## Your instructions
From the first line of the data below through the line holding "var s3Values = [211, 240, 246, 251, 255, 256];", output each line exactly and leave the pictures out.

## Data lines

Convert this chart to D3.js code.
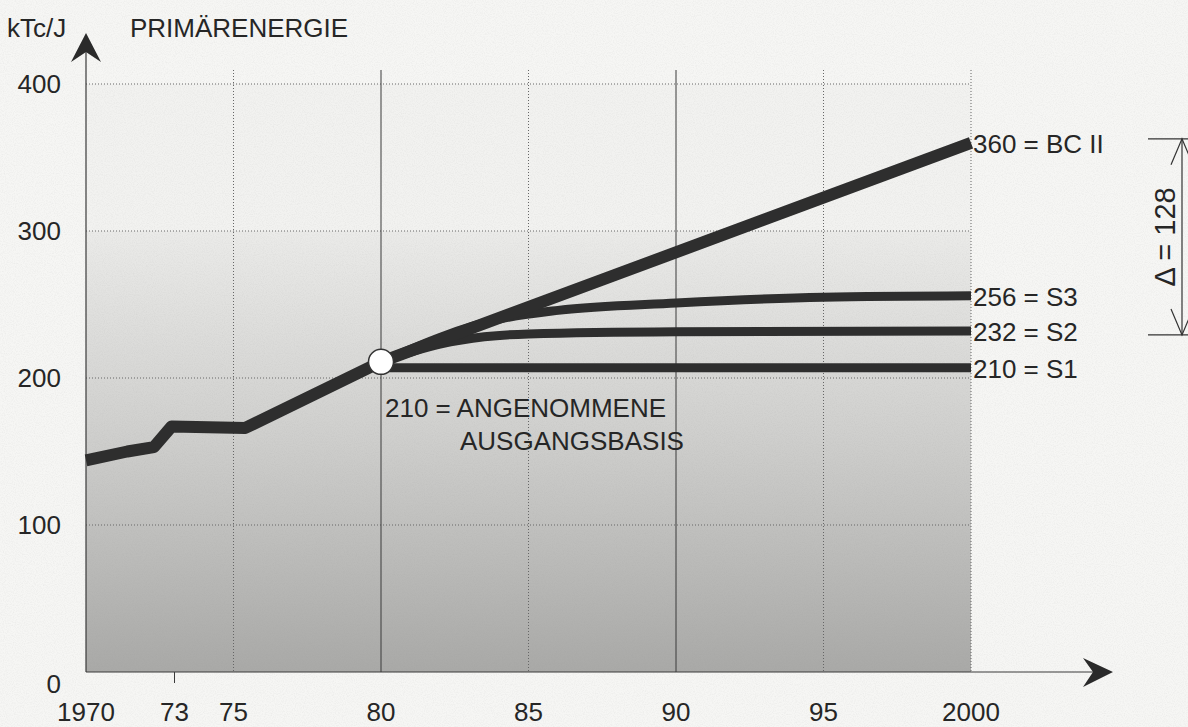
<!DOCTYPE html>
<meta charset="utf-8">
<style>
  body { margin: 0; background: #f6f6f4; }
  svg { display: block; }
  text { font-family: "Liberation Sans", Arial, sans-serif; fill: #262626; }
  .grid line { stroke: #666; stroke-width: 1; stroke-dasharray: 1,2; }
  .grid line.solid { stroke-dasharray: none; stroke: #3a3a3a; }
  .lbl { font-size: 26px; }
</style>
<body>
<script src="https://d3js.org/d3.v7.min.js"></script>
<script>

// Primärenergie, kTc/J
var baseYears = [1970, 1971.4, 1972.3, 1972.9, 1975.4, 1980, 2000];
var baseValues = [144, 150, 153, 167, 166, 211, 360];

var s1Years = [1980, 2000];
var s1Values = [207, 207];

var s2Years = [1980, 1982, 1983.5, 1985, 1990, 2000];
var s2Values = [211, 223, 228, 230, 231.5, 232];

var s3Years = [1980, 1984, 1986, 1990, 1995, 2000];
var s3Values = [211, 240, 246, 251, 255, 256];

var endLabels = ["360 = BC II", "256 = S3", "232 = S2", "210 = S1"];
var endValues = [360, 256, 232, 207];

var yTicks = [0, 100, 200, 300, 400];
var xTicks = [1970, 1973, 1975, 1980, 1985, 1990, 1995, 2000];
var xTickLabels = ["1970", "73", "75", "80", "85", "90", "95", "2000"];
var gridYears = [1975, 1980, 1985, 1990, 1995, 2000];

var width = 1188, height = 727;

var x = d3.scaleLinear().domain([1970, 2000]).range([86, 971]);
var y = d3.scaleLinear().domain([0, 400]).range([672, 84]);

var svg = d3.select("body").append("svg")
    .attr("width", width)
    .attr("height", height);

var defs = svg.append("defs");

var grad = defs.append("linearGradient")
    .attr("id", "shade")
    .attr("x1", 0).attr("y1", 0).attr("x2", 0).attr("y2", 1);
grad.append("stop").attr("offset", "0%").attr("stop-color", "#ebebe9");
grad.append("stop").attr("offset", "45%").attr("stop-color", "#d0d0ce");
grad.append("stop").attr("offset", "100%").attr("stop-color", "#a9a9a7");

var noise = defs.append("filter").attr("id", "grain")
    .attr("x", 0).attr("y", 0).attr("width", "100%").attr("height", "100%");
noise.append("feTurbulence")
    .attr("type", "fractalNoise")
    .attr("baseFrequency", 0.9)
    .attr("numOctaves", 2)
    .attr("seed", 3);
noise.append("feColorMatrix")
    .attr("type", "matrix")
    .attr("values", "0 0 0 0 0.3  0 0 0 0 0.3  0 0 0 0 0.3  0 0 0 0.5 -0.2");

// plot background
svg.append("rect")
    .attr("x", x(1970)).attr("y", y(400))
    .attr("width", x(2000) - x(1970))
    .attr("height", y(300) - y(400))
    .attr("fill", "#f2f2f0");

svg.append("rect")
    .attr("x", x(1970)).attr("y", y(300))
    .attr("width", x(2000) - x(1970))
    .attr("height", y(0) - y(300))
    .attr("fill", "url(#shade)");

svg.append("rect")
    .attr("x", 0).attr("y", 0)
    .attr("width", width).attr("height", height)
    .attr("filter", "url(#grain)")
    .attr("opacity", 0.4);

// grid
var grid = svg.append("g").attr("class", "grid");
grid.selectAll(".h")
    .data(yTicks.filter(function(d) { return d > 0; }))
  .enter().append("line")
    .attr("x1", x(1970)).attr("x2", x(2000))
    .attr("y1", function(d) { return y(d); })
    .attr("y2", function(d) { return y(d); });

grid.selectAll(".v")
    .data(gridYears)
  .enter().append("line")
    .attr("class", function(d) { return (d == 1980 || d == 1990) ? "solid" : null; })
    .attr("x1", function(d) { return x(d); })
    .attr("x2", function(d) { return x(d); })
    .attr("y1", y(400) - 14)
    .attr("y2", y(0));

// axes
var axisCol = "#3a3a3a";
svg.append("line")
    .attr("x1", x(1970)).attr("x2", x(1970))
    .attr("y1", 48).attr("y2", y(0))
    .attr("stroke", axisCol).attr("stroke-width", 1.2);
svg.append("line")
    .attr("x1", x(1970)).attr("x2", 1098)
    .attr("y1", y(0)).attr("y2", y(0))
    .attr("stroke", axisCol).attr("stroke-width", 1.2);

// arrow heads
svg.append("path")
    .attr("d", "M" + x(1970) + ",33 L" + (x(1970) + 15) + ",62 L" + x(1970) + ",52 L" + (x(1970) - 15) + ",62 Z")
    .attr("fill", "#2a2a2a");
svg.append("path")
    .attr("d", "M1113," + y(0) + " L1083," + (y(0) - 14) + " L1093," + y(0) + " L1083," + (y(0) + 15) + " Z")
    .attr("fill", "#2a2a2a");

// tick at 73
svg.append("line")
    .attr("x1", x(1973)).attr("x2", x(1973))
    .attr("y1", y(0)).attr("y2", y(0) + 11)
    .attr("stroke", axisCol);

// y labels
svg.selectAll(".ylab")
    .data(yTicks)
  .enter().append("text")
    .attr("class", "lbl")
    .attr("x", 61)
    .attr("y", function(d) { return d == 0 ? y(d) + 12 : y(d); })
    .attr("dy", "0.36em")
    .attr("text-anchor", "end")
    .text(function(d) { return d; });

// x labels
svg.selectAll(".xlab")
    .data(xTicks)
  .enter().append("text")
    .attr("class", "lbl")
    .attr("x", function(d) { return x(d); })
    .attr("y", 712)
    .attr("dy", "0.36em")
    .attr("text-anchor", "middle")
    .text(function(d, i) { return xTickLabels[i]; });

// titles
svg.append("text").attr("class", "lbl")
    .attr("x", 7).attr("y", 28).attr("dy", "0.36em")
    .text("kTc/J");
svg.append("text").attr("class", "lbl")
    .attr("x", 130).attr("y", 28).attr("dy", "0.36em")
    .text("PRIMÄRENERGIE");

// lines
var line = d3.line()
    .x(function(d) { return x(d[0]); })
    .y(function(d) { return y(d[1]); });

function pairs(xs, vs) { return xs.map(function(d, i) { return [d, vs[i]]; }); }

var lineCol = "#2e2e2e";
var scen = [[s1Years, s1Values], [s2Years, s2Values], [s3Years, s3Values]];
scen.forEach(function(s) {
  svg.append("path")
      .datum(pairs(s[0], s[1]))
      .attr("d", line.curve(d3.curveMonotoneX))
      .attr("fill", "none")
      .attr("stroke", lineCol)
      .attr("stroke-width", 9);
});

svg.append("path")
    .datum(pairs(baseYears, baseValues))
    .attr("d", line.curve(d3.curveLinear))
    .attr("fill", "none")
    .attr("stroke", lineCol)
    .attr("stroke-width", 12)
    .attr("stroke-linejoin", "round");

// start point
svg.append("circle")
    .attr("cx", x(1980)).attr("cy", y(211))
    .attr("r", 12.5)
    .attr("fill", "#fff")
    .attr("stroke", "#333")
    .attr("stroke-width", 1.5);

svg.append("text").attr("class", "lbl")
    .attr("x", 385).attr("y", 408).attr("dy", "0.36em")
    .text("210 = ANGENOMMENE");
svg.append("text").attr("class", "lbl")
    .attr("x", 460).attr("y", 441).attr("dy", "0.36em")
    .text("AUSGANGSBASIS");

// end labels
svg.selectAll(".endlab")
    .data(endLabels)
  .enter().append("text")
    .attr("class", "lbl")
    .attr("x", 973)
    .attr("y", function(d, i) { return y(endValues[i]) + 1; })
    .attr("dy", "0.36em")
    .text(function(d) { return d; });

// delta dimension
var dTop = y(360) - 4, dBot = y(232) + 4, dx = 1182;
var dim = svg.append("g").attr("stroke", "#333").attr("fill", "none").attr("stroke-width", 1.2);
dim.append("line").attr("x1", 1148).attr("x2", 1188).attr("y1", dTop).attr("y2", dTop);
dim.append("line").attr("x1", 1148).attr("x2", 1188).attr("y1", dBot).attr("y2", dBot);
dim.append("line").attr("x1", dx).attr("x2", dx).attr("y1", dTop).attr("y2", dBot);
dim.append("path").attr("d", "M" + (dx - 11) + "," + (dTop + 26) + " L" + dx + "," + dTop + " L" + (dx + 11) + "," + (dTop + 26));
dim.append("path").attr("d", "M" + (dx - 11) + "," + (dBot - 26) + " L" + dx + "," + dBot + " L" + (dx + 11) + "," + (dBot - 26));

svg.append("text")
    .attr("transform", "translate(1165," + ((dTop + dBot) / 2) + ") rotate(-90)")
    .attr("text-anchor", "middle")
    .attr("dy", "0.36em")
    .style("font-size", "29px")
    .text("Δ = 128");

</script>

## Task solution
Convert this chart to D3.js code.
<!DOCTYPE html>
<meta charset="utf-8">
<style>
  body { margin: 0; background: #f6f6f4; }
  svg { display: block; }
  text { font-family: "Liberation Sans", Arial, sans-serif; fill: #262626; }
  .grid line { stroke: #666; stroke-width: 1; stroke-dasharray: 1,2; }
  .grid line.solid { stroke-dasharray: none; stroke: #3a3a3a; }
  .lbl { font-size: 26px; }
</style>
<body>
<script src="https://d3js.org/d3.v7.min.js"></script>
<script>

// Primärenergie, kTc/J
var baseYears = [1970, 1971.4, 1972.3, 1972.9, 1975.4, 1980, 2000];
var baseValues = [144, 150, 153, 167, 166, 211, 360];

var s1Years = [1980, 2000];
var s1Values = [207, 207];

var s2Years = [1980, 1982, 1983.5, 1985, 1990, 2000];
var s2Values = [211, 223, 228, 230, 231.5, 232];

var s3Years = [1980, 1984, 1986, 1990, 1995, 2000];
var s3Values = [211, 240, 246, 251, 255, 256];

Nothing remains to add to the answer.